Items approved by the BOE on Monday, July 12, were:
•a parental leave policy and an competitive interscholastic activities policy (that policy allows homeschool students in grades 6-12 to participate in extracurricular and interscholastic activities). The board also discussed a new teacher evaluation appeals policy and could take action on the policy in August.
•declaring several instructional and technology items surplus.
•the FY22 board training plan and FY21 board training report.
•a tower and lease agreement with the Jackson County Board of Commissioners.
A proposal that is slated to come before the Commerce City Council July 19 would significantly hike tap fees for water and sewerage hook-ups in the city.
The move comes as a recommendation from a recent study the city commissioned, a study that indicates the town is almost at capacity with its existing water and sewerage systems.
"Existing plants, distribution and collection systems are near capacity and will require significant capital expenditures to meet new demands," the report states.
The report notes that recently-approved developments will use 100% of the capacity within the next few years. And unless the town raises its tap fees for new construction, existing customers will have to subsidize that development with higher water and sewerage rates.

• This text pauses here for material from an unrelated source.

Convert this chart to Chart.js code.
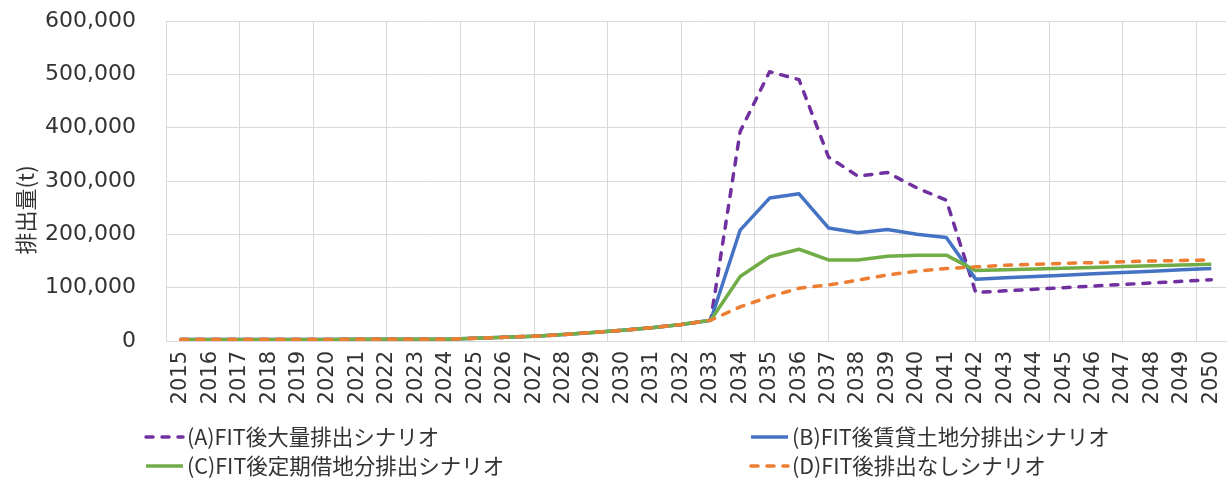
<!DOCTYPE html>
<html>
<head>
<meta charset="utf-8">
<script src="https://cdn.jsdelivr.net/npm/chart.js@4"></script>
<style>
  html, body { margin: 0; padding: 0; background: #fff; }
  #wrap { position: relative; width: 1227px; height: 480px; }
</style>
</head>
<body>
<div id="wrap"><canvas id="c" width="1227" height="480"></canvas></div>
<script>
// Years on the category axis
const years = ['2015','2016','2017','2018','2019','2020','2021','2022','2023','2024',
               '2025','2026','2027','2028','2029','2030','2031','2032','2033','2034',
               '2035','2036','2037','2038','2039','2040','2041','2042','2043','2044',
               '2045','2046','2047','2048','2049','2050'];

// Emissions (t) per scenario
const seriesA = [3000, 2800, 2700, 2700, 2700, 2800, 3200, 3300, 3300, 3500,
                 5000, 7000, 9000, 12000, 16000, 20000, 25000, 31000, 39000,
                 393000, 505000, 490000, 345000, 309000, 316000, 287000, 264000,
                 91000, 94000, 97000, 100000, 103000, 106000, 109000, 112000, 115000];
const seriesB = [3000, 2800, 2700, 2700, 2700, 2800, 3200, 3300, 3300, 3500,
                 5000, 7000, 9000, 12000, 16000, 20000, 25000, 31000, 39000,
                 208000, 268000, 276000, 212000, 203000, 209000, 200000, 194000,
                 116000, 118500, 121000, 123500, 126000, 128500, 131000, 133500, 136000];
const seriesC = [3000, 2800, 2700, 2700, 2700, 2800, 3200, 3300, 3300, 3500,
                 5000, 7000, 9000, 12000, 16000, 20000, 25000, 31000, 39000,
                 121000, 158000, 172000, 152000, 152000, 159000, 161000, 161000,
                 132000, 133500, 135000, 136500, 138000, 139500, 141000, 142500, 144000];
const seriesD = [3000, 2800, 2700, 2700, 2700, 2800, 3200, 3300, 3300, 3500,
                 5000, 7000, 9000, 12000, 16000, 20000, 25000, 31000, 39000,
                 64000, 83000, 99000, 105000, 114000, 124000, 131000, 136000,
                 139000, 142000, 144000, 145500, 147000, 148500, 150000, 151000, 152000];

const seriesNames = ['(A)FIT後大量排出シナリオ', '(B)FIT後賃貸土地分排出シナリオ',
                     '(C)FIT後定期借地分排出シナリオ', '(D)FIT後排出なしシナリオ'];
const yTitle = '排出量(t)';
const yTicks = [0, 100000, 200000, 300000, 400000, 500000, 600000];

const GRID = '#d9d9d9';
const TEXT = '#333333';
const DASH = [7, 9];

// Two-column legend and vertical axis title drawn on the canvas
const extrasPlugin = {
  id: 'extras',
  afterDraw(chart) {
    const ctx = chart.ctx;
    const cols = [143, 748];
    const rows = [437, 466];
    chart.data.datasets.forEach((ds, i) => {
      const x = cols[i % 2];
      const y = rows[Math.floor(i / 2)];
      ctx.save();
      ctx.strokeStyle = ds.borderColor;
      ctx.lineWidth = ds.borderWidth;
      ctx.lineCap = ds.borderCapStyle || 'butt';
      ctx.setLineDash(ds.borderDash || []);
      ctx.beginPath();
      ctx.moveTo(x + 3, y);
      ctx.lineTo(x + 40, y);
      ctx.stroke();
      ctx.setLineDash([]);
      ctx.fillStyle = TEXT;
      ctx.font = '21.5px "Noto Sans CJK JP"';
      ctx.textAlign = 'left';
      ctx.textBaseline = 'middle';
      ctx.fillText(ds.label, x + 44, y);
      ctx.restore();
    });
    ctx.save();
    ctx.translate(26, 210);
    ctx.rotate(-Math.PI / 2);
    ctx.fillStyle = TEXT;
    ctx.font = '22px "Noto Sans CJK JP"';
    ctx.textAlign = 'center';
    ctx.textBaseline = 'middle';
    ctx.fillText(yTitle, 0, 0);
    ctx.restore();
  }
};

function line(label, data, color, dashed, order) {
  return {
    label, data, order,
    borderColor: color,
    backgroundColor: color,
    borderWidth: 3.5,
    borderDash: dashed ? DASH : [],
    borderCapStyle: dashed ? 'round' : 'butt',
    borderJoinStyle: 'round',
    pointRadius: 0,
    tension: 0,
    fill: false
  };
}

new Chart(document.getElementById('c'), {
  type: 'line',
  data: {
    labels: years,
    datasets: [
      line(seriesNames[0], seriesA, '#7030A0', true, 4),
      line(seriesNames[1], seriesB, '#4472C4', false, 3),
      line(seriesNames[2], seriesC, '#70AD47', false, 2),
      line(seriesNames[3], seriesD, '#ED7D31', true, 1)
    ]
  },
  options: {
    responsive: false,
    animation: false,
    layout: { padding: { top: 21, right: 1, left: 0, bottom: 0 } },
    plugins: { legend: { display: false }, tooltip: { enabled: false } },
    scales: {
      x: {
        type: 'category',
        offset: true,
        grid: { display: false, drawTicks: false },
        border: { display: true, color: GRID, width: 1 },
        ticks: {
          minRotation: 90, maxRotation: 90, autoSkip: false, padding: 10,
          color: TEXT, font: { family: 'DejaVu Sans', size: 21 }
        },
        afterFit(scale) {
          scale.height = 139;
          scale.paddingLeft = 0;
          scale.paddingRight = 0;
        }
      },
      xg: {
        type: 'linear',
        position: 'bottom',
        min: 0, max: 36,
        grid: { color: GRID, lineWidth: 1, drawTicks: false },
        border: { display: false },
        ticks: { display: false, stepSize: 2.5, includeBounds: false },
        afterFit(scale) {
          scale.height = 0;
          scale.paddingLeft = 0;
          scale.paddingRight = 0;
        }
      },
      y: {
        min: 0, max: 600000,
        afterBuildTicks(scale) { scale.ticks = yTicks.map(v => ({ value: v })); },
        grid: { color: GRID, lineWidth: 1, drawTicks: false },
        border: { display: true, color: GRID, width: 1 },
        ticks: {
          padding: 30, color: TEXT,
          font: { family: 'DejaVu Sans', size: 22 },
          callback: v => v.toLocaleString('en-US')
        },
        afterFit(scale) {
          scale.width = 166;
          scale.paddingTop = 0;
          scale.paddingBottom = 0;
        }
      }
    }
  },
  plugins: [extrasPlugin]
});
</script>
</body>
</html>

Under the proposal, residential water tap fees would go from $2,200 to $4,382 and sewer tap fees from $3,500 to $6,000. Other tap fees for larger industrial lines are much higher, up to $1.1 million for a 12-inch meter for wastewater.
The proposed fee schedule is close to other growing nearby towns, such as Jefferson where water tap fees are $3,200 plus city expenses and $5,000 for sewer plus city expenses. Jefferson also levies impact fees on new construction.
The issue of tap fees has implications for a host of proposed developments in Commerce, including the Cook Communities project on Hwy. 441 South that would have over 400 homes and townhomes. The council is also slated to vote on rezoning and variances for that project on July 19.
Higher tap fees could add to the cost of new housing in Commerce and may alter how developers approach future developments in lot and house sizes and construction materials.
Commerce doesn't currently impose impact fees on new construction.
Votes on two large projects — one in the City of Commerce, the other in West Jackson — are slated for Monday, July 19.
Cook Properties in Commerce
The Commerce City Council is slated to vote on the controversial Cook Communities project, a major residential development proposed on the south side of town.
Cook Communities wants to locate 418 homes (112 townhomes and 306 single-family homes) on 187 acres on Hwy. 441 at Whitehill School Rd.
A number of citizens spoke against the project during the Commerce Planning Commission’s June meeting. The planning commission voted to recommend denial of the development.
Hwy. 332/Boone Rd. Project
A hearing is set Monday, July 19, on a request for a 340-lot subdivision in West Jackson.
The Jackson County Board of Commissioners is slated to consider two map amendments for 170 acres off Hwy. 332 at Boone Rd. The applicant wants a change in the future land use from ag/forestry to residential and a change in the character area from suburban to urban.
Approximately 340 lots are planned in the development, which would be built in phases.
If the two map amendments are approved, the applicant plans to seek an R-2 zoning.
A number of area residents voiced opposition to the project at the Jackson County Planning Commission meeting in June, mostly citing issues with traffic in the area and lack of road infrastructure, specifically on Boone Rd.